On August 12, scientists at Tomsk Polytechnic University (TPU) validated a physical model of a physicochemical process that could lead to the development of a new gel-like fuel for the aerospace industry. According to the university's press service, this new fuel is expected to outperform existing fuels in energy, operational, and environmental performance.

Self-igniting fuels are widely used in aerospace, underwater gas generators, emergency launch systems, and propulsion systems requiring instantaneous ignition without external energy for prolonged heating. The main characteristic of such fuel systems is spontaneous ignition upon contact between fuel and oxidizer, offering convenience but demanding high safety and controllability in the combustion process.

Using tetramethylethylenediamine (fuel) and high-concentration nitric acid (oxidizer) as examples, TPU researchers developed a physical model that precisely describes the sequence and mechanism of ignition in the fuel system. In laboratory experiments, researchers accounted for the energy of droplet collisions and varied the injection height of fuel droplets.

The study aimed to investigate changes in the physical characteristics of interacting components in fuel systems when the oxidizer, fuel, or both are in gel form. Laboratory research has yielded extensive data, which will serve as a basis for predicting similar processes in self-igniting fuel systems with gel components.

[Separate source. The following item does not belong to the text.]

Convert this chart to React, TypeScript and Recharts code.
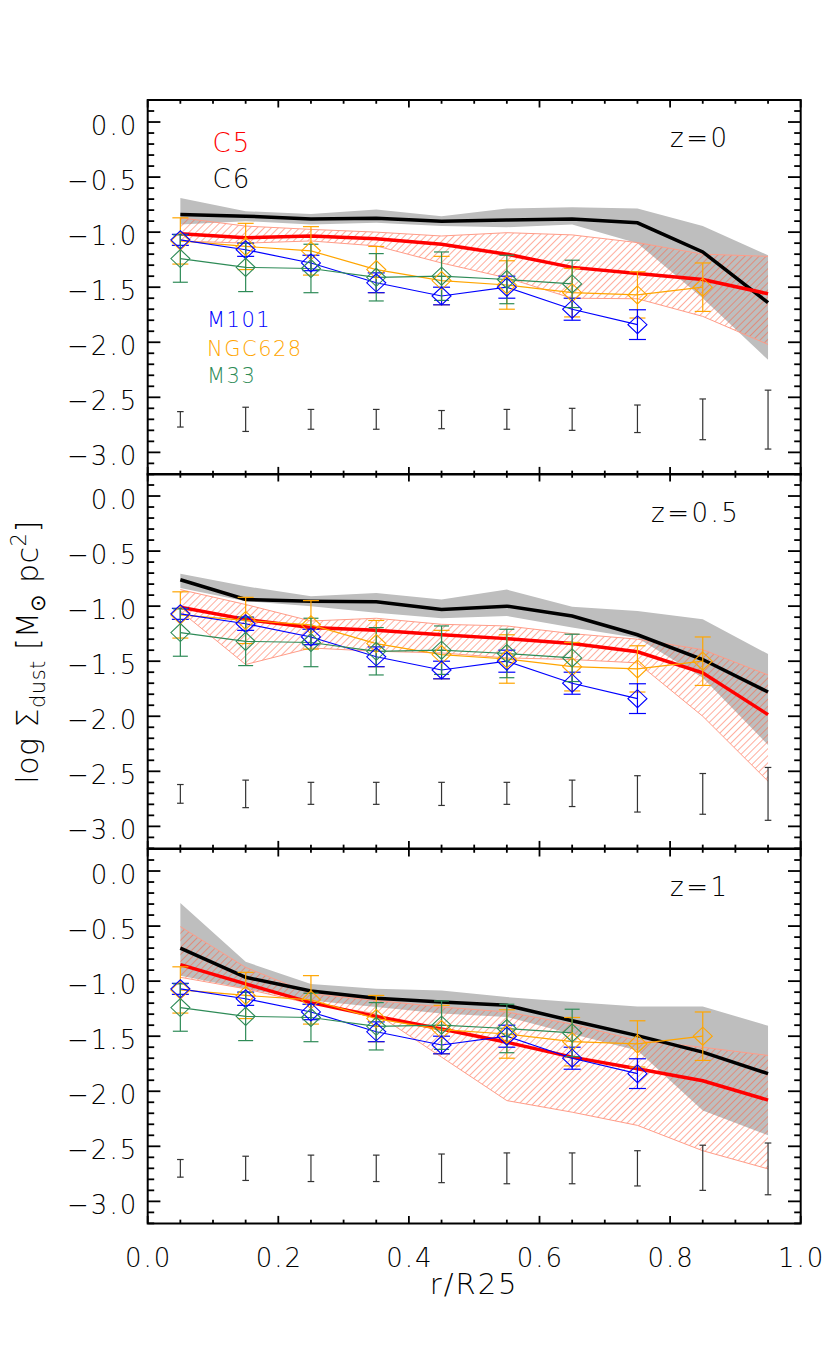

Project manager and Associate Professor Olga Vysokomornaya from the Research School of High-Energy Physics stated that the results clarify the fundamental laws of ignition in self-igniting fuels. To apply these laws to real power plant operating conditions, conservation laws must be carefully verified during parameter scaling of self-igniting systems, which is crucial for maintaining controllable, safe, and efficient combustion processes.

The research involved scientists from TPU's Research School of High-Energy Physics and School of Energy & Power Engineering, supported by the Russian Science Foundation. The findings were published in the Journal of Aerospace Engineering (Q1, impact factor: 3.3).